Only the lines from the one with "Recreate this image as a web" through the one with "1.2, fill: null", inclusive, should be echoed exactly; pictures are left out.

--- start ---

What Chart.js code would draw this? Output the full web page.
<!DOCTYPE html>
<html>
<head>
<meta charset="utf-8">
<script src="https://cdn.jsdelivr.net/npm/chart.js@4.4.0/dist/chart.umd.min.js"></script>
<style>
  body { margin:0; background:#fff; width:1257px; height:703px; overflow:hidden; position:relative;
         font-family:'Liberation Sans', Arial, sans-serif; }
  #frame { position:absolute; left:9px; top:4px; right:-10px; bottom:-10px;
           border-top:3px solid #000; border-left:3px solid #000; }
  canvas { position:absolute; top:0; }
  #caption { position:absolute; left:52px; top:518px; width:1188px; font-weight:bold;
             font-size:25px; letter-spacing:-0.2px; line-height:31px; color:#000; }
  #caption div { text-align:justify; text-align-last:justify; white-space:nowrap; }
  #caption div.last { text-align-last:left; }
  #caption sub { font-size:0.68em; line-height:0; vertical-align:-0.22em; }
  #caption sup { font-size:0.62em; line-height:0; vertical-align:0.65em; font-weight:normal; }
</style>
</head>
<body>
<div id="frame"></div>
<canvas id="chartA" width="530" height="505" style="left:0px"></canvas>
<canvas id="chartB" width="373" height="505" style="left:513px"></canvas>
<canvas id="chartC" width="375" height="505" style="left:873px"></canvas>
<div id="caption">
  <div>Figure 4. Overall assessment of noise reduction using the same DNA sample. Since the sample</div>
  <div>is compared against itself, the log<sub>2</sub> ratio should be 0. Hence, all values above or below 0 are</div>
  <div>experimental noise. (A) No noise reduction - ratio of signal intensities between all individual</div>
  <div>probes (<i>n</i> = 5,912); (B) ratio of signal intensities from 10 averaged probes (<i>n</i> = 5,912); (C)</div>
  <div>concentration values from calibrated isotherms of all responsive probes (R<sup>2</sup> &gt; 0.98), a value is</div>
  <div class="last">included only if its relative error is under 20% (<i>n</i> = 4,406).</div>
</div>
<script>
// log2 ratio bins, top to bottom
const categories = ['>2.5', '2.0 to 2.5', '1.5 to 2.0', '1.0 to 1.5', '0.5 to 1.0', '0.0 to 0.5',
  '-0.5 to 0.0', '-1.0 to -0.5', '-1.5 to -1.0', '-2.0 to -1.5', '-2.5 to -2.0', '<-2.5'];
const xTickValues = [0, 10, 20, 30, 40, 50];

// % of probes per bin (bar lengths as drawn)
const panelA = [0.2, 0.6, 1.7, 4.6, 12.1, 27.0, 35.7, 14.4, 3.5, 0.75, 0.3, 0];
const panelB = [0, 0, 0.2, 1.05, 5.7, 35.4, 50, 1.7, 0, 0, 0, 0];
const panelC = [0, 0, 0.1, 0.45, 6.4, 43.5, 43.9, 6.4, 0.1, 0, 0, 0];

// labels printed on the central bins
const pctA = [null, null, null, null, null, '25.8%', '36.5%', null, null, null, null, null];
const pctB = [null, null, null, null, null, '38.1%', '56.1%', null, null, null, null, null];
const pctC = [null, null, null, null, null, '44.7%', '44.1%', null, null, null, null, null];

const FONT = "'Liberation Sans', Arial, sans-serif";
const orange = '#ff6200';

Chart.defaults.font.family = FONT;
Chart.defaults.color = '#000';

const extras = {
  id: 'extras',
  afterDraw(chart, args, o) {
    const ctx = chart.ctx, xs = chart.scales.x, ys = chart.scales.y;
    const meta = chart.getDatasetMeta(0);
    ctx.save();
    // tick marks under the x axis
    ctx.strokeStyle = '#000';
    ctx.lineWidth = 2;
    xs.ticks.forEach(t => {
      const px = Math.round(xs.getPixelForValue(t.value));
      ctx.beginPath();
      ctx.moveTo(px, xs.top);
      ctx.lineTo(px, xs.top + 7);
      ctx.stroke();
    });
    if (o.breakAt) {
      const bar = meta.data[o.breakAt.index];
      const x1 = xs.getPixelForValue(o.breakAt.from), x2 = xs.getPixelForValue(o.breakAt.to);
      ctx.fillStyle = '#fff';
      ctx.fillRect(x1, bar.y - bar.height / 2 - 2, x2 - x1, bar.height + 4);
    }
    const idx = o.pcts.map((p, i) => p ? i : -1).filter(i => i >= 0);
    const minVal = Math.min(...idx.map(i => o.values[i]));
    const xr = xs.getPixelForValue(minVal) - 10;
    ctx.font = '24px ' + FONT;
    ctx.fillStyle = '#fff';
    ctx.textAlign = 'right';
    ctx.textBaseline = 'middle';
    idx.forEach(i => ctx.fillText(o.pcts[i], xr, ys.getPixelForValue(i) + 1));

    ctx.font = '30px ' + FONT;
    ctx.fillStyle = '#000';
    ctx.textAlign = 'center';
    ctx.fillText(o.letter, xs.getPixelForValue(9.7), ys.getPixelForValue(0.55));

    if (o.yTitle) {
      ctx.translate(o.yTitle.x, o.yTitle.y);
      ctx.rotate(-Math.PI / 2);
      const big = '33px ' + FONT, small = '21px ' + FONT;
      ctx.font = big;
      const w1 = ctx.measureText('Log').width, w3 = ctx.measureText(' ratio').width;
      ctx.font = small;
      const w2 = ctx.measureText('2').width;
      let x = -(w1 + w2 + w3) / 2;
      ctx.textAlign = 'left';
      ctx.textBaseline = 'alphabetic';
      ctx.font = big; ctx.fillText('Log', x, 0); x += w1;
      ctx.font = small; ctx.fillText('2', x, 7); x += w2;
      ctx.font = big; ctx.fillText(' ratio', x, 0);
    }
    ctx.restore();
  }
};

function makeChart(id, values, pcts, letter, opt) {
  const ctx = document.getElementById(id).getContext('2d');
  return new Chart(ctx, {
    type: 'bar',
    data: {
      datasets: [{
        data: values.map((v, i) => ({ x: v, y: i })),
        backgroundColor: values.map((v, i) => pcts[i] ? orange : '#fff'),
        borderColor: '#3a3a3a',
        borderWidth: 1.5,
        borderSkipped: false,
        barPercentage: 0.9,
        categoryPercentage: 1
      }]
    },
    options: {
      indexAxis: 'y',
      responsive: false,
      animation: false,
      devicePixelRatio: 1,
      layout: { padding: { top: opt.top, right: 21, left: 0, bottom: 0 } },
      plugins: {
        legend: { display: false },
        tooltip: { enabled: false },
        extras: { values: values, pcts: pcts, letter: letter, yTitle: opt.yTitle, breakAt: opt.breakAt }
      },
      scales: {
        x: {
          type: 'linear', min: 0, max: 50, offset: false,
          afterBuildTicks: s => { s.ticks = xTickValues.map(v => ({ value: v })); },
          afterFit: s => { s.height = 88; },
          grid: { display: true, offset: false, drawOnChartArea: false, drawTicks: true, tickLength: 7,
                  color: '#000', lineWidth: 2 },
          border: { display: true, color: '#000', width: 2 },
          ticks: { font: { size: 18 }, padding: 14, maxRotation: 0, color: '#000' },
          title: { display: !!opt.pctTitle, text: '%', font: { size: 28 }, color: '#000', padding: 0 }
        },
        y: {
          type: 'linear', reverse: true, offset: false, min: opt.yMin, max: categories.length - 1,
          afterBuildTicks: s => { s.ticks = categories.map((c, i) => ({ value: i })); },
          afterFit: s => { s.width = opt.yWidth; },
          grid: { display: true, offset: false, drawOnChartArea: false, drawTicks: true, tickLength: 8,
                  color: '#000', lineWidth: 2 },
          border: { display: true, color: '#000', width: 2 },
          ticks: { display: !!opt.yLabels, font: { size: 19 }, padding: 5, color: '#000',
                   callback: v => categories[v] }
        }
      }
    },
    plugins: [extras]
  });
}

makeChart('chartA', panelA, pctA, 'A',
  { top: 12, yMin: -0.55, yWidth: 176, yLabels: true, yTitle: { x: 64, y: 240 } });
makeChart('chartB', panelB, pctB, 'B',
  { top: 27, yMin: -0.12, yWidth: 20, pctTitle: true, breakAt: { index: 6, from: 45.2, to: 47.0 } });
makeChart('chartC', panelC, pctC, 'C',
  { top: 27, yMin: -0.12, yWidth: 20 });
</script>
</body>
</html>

--- end ---
--- start ---

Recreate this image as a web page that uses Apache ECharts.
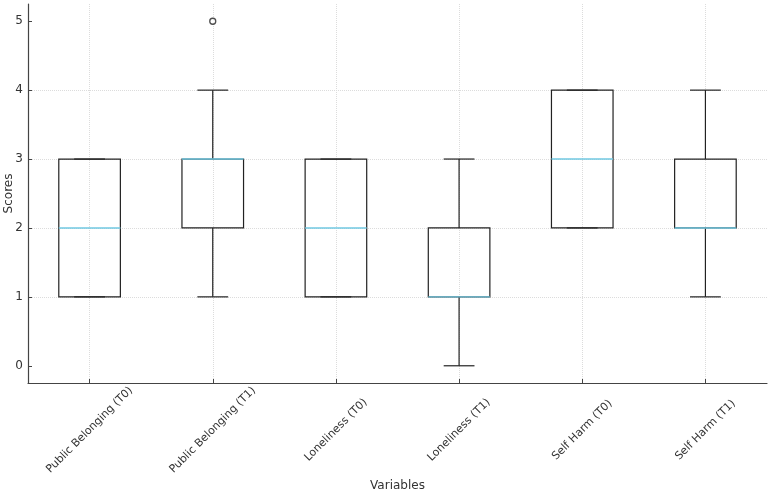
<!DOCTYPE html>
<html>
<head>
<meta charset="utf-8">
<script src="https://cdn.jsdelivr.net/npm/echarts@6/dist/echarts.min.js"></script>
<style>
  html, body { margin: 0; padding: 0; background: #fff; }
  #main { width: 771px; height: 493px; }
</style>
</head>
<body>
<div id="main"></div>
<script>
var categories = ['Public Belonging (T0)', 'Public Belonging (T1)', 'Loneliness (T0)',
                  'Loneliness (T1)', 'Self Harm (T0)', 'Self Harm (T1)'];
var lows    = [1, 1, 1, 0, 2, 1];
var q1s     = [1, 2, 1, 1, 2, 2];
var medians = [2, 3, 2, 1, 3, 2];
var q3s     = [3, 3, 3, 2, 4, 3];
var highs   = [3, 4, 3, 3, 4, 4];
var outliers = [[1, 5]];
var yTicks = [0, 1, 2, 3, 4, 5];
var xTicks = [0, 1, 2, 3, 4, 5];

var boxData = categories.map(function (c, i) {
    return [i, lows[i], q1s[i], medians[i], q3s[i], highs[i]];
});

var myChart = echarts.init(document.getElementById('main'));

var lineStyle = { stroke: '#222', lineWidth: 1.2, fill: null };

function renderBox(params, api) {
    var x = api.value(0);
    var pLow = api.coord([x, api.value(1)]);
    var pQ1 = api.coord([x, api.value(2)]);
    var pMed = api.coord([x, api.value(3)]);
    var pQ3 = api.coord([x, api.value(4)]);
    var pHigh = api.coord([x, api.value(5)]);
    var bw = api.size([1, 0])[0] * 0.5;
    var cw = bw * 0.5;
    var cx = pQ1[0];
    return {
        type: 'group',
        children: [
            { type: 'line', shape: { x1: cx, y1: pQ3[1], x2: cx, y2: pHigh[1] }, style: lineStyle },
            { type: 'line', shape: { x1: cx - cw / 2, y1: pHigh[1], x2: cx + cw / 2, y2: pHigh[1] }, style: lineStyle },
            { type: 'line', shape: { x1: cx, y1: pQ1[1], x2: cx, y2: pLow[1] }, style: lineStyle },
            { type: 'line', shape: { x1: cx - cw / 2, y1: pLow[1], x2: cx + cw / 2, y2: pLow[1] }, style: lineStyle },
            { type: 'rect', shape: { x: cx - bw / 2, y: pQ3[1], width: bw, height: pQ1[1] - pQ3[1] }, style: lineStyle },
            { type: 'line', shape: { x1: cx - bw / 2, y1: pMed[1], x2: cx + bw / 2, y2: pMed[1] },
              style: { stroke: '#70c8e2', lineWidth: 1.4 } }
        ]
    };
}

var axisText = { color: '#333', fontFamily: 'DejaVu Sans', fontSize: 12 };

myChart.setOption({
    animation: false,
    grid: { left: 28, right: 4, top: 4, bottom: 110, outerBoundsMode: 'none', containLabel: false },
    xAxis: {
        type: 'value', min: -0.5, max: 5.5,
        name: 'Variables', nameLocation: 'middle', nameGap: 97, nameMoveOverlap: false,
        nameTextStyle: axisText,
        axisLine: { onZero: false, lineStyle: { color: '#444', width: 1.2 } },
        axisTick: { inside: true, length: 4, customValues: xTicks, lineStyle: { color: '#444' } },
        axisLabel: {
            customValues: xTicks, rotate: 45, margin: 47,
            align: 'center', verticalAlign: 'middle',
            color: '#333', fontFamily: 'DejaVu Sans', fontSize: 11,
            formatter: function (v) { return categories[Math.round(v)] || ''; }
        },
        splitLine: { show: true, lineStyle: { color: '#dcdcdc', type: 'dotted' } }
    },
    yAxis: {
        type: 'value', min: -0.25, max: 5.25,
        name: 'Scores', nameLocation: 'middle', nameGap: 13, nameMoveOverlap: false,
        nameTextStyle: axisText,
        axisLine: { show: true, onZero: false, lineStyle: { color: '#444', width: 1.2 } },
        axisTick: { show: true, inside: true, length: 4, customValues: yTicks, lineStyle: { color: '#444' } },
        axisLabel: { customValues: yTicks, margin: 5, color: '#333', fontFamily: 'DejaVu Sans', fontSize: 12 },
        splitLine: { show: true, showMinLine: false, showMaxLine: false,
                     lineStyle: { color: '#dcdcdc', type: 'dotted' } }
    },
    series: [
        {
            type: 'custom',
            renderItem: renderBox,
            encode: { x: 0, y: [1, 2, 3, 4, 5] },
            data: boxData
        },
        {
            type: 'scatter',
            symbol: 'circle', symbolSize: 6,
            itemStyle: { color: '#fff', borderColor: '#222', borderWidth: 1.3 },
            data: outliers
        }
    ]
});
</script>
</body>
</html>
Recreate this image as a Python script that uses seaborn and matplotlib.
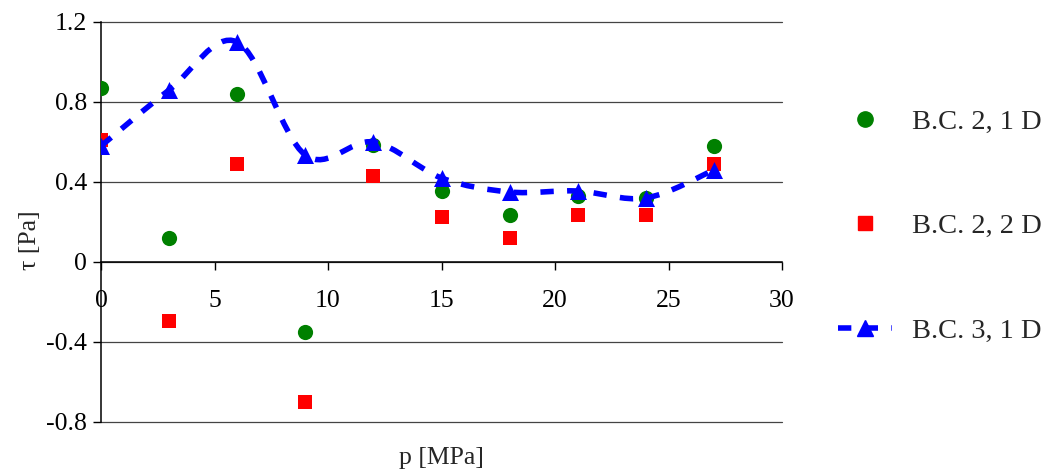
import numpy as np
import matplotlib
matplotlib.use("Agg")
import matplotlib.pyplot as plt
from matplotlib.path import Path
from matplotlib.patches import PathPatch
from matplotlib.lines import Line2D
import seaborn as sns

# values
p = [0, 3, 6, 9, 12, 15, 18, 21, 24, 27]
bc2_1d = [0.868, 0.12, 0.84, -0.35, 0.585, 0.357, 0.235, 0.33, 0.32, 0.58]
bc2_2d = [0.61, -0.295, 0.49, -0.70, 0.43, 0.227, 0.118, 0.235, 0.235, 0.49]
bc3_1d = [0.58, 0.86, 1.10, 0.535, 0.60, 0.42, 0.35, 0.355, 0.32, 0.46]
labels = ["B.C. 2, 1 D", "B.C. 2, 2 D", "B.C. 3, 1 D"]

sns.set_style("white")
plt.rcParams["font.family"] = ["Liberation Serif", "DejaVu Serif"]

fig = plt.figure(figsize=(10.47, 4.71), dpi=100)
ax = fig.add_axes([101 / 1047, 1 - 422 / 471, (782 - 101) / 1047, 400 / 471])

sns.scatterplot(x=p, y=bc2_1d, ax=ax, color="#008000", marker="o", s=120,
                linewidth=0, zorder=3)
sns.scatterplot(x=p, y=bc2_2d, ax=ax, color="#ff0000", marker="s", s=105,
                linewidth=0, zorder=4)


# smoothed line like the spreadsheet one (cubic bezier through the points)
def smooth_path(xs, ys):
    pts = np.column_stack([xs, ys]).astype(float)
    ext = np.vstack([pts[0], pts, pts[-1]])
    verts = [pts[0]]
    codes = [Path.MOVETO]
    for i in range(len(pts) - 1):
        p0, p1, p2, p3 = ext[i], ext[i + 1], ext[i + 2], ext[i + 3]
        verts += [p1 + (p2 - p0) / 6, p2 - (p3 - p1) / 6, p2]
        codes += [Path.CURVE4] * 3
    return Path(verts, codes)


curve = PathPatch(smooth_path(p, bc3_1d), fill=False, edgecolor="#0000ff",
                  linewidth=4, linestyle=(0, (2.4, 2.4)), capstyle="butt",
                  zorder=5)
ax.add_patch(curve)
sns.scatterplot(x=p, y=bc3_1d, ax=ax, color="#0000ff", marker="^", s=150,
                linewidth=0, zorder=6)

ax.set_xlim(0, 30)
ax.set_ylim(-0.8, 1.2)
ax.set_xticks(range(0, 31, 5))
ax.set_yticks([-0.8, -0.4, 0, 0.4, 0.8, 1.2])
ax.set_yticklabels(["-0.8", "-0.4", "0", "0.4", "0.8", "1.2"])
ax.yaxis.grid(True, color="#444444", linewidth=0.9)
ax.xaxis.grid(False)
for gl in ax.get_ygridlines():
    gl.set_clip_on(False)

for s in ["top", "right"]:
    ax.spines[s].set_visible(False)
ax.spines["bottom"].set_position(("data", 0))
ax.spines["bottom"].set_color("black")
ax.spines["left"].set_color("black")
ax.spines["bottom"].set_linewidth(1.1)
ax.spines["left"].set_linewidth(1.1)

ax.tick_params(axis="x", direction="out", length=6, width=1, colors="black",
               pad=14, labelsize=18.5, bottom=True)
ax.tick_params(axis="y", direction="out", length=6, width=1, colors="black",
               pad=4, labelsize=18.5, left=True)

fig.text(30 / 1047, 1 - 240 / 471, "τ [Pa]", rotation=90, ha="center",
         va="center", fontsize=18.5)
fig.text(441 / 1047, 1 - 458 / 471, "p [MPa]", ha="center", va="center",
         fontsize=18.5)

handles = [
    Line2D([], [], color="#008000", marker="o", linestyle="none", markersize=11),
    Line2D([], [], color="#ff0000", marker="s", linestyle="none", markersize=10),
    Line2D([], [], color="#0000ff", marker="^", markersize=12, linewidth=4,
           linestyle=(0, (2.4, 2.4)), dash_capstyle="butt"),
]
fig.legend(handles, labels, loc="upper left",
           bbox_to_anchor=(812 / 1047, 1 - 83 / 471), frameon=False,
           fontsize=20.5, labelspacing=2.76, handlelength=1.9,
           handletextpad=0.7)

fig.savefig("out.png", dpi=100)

--- end ---

**Full answer**
Recreate this image as a web page that uses Apache ECharts.
<!DOCTYPE html>
<html>
<head>
<meta charset="utf-8">
<script src="https://cdn.jsdelivr.net/npm/echarts@6/dist/echarts.min.js"></script>
<style>
  html, body { margin: 0; padding: 0; background: #fff; }
  #main { width: 771px; height: 493px; }
</style>
</head>
<body>
<div id="main"></div>
<script>
var categories = ['Public Belonging (T0)', 'Public Belonging (T1)', 'Loneliness (T0)',
                  'Loneliness (T1)', 'Self Harm (T0)', 'Self Harm (T1)'];
var lows    = [1, 1, 1, 0, 2, 1];
var q1s     = [1, 2, 1, 1, 2, 2];
var medians = [2, 3, 2, 1, 3, 2];
var q3s     = [3, 3, 3, 2, 4, 3];
var highs   = [3, 4, 3, 3, 4, 4];
var outliers = [[1, 5]];
var yTicks = [0, 1, 2, 3, 4, 5];
var xTicks = [0, 1, 2, 3, 4, 5];

var boxData = categories.map(function (c, i) {
    return [i, lows[i], q1s[i], medians[i], q3s[i], highs[i]];
});

var myChart = echarts.init(document.getElementById('main'));

var lineStyle = { stroke: '#222', lineWidth: 1.2, fill: null };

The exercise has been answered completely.